Posted by Michelle at 20:30 0 comments
4.02.2013
I was joking.. joking!!!!
Nice little joke I made yesterday on the annual day o fools, the first day of April. Yeah, that site, the one from Science, wasn't real. well is was a real site but it wasn't really from Science.. there isn't going to be a new ice age.. that's ridiculous!
Well.. it seems like they're really saying it.
I mean.. yeah, people, even members of Science get things wrong sometimes, are influenced by the same biases/experiences (ie a really long winter that's getting like, real annoying) like the rest of us. And some of them disagree, well I assume they do because, they're always disagreeing, those Science people. Still, I didn't really want to hear that it's a thing, you know.

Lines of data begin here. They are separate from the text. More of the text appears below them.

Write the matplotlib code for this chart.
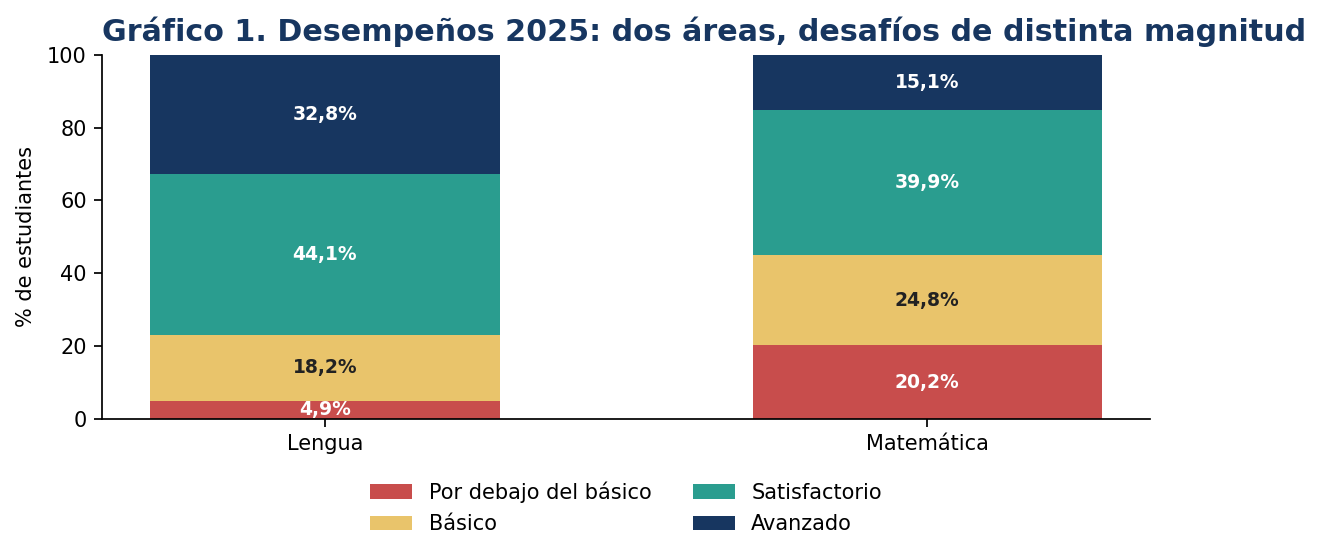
import numpy as np
import matplotlib.pyplot as plt

areas = ["Lengua", "Matemática"]
niveles = ["Por debajo del básico", "Básico", "Satisfactorio", "Avanzado"]
por_debajo = np.array([4.9, 20.2])
basico = np.array([18.2, 24.8])
satisfactorio = np.array([44.1, 39.9])
avanzado = np.array([32.8, 15.1])

colores = ["#c84d4c", "#e9c46b", "#2a9d8f", "#173660"]
color_texto = ["white", "#222222", "white", "white"]

fig = plt.figure(figsize=(13.2, 5.6), dpi=100)
ax = fig.add_axes([0.0773, 0.252, 0.794, 0.650])

x = np.arange(len(areas))
base = np.zeros(len(areas))
for nivel, vals, col, tcol in zip(niveles, [por_debajo, basico, satisfactorio, avanzado], colores, color_texto):
    ax.bar(x, vals, width=0.58, bottom=base, color=col, label=nivel)
    for xi, b, v in zip(x, base, vals):
        ax.text(xi, b + v / 2, f"{v:.1f}%".replace(".", ","), ha="center", va="center",
                color=tcol, fontsize=13.5, fontweight="bold")
    base = base + vals

ax.set_xlim(-0.37, 1.37)
ax.set_ylim(0, 100)
ax.set_xticks(x)
ax.set_xticklabels(areas)
ax.tick_params(labelsize=15, length=6, width=1.25, pad=5)
ax.set_ylabel("% de estudiantes", fontsize=15, labelpad=8)
ax.spines["top"].set_visible(False)
ax.spines["right"].set_visible(False)
ax.spines["left"].set_linewidth(1.25)
ax.spines["bottom"].set_linewidth(1.25)

ax.set_title("Gráfico 1. Desempeños 2025: dos áreas, desafíos de distinta magnitud",
             loc="left", fontsize=21.7, fontweight="bold", color="#173660", pad=10)

ax.legend(loc="upper center", bbox_to_anchor=(0.5, -0.12), ncol=2, frameon=False,
          fontsize=15, handlelength=2.0, columnspacing=2.0, labelspacing=0.55)

fig.savefig("out.png", dpi=100)
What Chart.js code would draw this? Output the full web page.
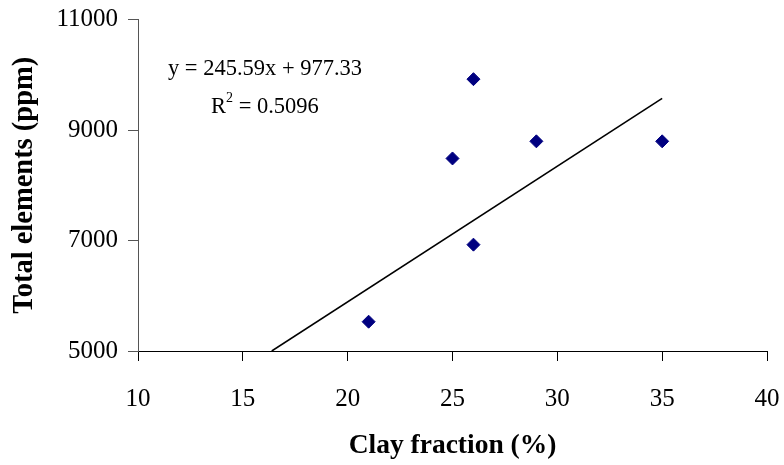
<!DOCTYPE html>
<html>
<head>
<meta charset="utf-8">
<script src="https://cdn.jsdelivr.net/npm/chart.js@4.4.0/dist/chart.umd.min.js"></script>
<style>
html, body { margin: 0; padding: 0; background: #fff; }
#wrap { width: 784px; height: 465px; }
</style>
</head>
<body>
<div id="wrap"><canvas id="myChart"></canvas></div>
<script>
const clayFraction = [21, 25, 26, 26, 29, 35];
const totalElements = [5530, 8485, 9920, 6925, 8795, 8795];
const xTicks = [10, 15, 20, 25, 30, 35, 40];
const yTicks = [5000, 7000, 9000, 11000];

// linear trendline as printed on the chart
const trendSlope = 245.59;
const trendIntercept = 977.33;
const trendR2 = 0.5096;
const trendX = [(yTicks[0] - trendIntercept) / trendSlope, 35];

const serif = "'Liberation Serif', 'Times New Roman', serif";

const equationLabel = {
    id: 'equationLabel',
    afterDraw(chart) {
        const c = chart.ctx;
        c.save();
        c.fillStyle = '#000';
        c.textBaseline = 'alphabetic';
        c.font = '22.5px ' + serif;
        c.textAlign = 'center';
        c.fillText('y = ' + trendSlope + 'x + ' + trendIntercept, 265, 75);

        // R² with a raised 2
        c.textAlign = 'left';
        let x = 211;
        c.fillText('R', x, 113);
        x += c.measureText('R').width;
        c.font = '14px ' + serif;
        c.fillText('2', x, 102);
        x += c.measureText('2').width;
        c.font = '22.5px ' + serif;
        c.fillText(' = ' + trendR2, x, 113);
        c.restore();
    }
};

const ctx = document.getElementById('myChart');
const myChart = new Chart(ctx, {
    type: 'scatter',
    data: {
        datasets: [{
            type: 'scatter',
            data: clayFraction.map((x, i) => ({ x: x, y: totalElements[i] })),
            pointStyle: 'rectRot',
            pointRadius: 6.5,
            pointBackgroundColor: '#000080',
            pointBorderColor: '#000080',
            pointBorderWidth: 1,
            order: 1
        }, {
            type: 'line',
            data: trendX.map(x => ({ x: x, y: trendSlope * x + trendIntercept })),
            borderColor: '#000',
            borderWidth: 1.6,
            pointRadius: 0,
            fill: false,
            order: 2
        }]
    },
    options: {
        responsive: true,
        maintainAspectRatio: false,
        animation: false,
        layout: { padding: { top: 19.5, right: 17, left: 0, bottom: 0 } },
        plugins: {
            legend: { display: false },
            tooltip: { enabled: false }
        },
        scales: {
            x: {
                type: 'linear',
                min: 10,
                max: 40,
                afterBuildTicks: axis => { axis.ticks = xTicks.map(v => ({ value: v })); },
                afterFit: scale => { scale.height = 114; },
                grid: { drawOnChartArea: false, drawTicks: true, tickLength: 10, color: '#000' },
                border: { color: '#000', width: 1 },
                // tall line height pushes the labels down without widening the side padding
                ticks: { color: '#000', font: { family: serif, size: 25, lineHeight: 2.84 }, padding: 3, maxRotation: 0 },
                title: {
                    display: true,
                    text: 'Clay fraction (%)',
                    color: '#000',
                    font: { family: serif, size: 27.5, weight: 'bold' },
                    padding: { top: 10, bottom: 3 }
                }
            },
            y: {
                min: 5000,
                max: 11000,
                afterBuildTicks: axis => { axis.ticks = yTicks.map(v => ({ value: v })); },
                afterFit: scale => { scale.width = 138; },
                grid: { drawOnChartArea: false, drawTicks: true, tickLength: 10, color: '#555' },
                border: { color: '#555', width: 1 },
                ticks: {
                    color: '#000',
                    font: { family: serif, size: 25, lineHeight: 0.6 },
                    padding: 10,
                    callback: v => String(v)
                },
                title: {
                    display: true,
                    text: 'Total elements (ppm)',
                    color: '#000',
                    font: { family: serif, size: 28.5, weight: 'bold' },
                    padding: { top: 8, bottom: 0 }
                }
            }
        }
    },
    plugins: [equationLabel]
});
</script>
</body>
</html>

Anyway we probably have a few years left of, regular weather, whatever that is, and then I can move to somewhere that's too hot now, but will be just right then, maybe. I should get a head start on buying property, I suppose, if I can scrounge a couple of hundred thousand of one of the larger denomination of currencies together.
In any case, it's April. This was your last chance weather gods! I can't think of another milestone for spring to finally be here by and if you can think of one email it to me and I'll give you another chance but I'm telling you I'm extremely grumpy about all this! That and I have the sniffles. Do something about it already!
4.01.2013
Winter is Coming
No, I haven't moved back to the Southern Hemisphere. And I'm not speaking metaphorically to give a sense of foreboding about some dark days ahead ie really really annoying bad shit I have to deal with which is actually a thing with me but let's not get into that now. It's not even just another grumble about this long winter which is not coming and not just beginning despite the.. there's a whole lot more left of it aspect. t I'm speaking of the long winter, similar to the long night as experienced in Westeros.
Yes, winter is indeed coming. I speak of the coming Ice Age. You might remember the last ice age.. the one with the mammoths and the humans evolving to keep up with the changes and stuff. There was also a little ice age in more recent history, starting in medieval times to the 19th century.. so, you know, it happens.
Well, it's happening again.Yes, this is not just a freaky long winter that's just another type of freaky weather that we always get in one way or another, it's a fucking ice age! I'm not making this up! I consulted science and it's true.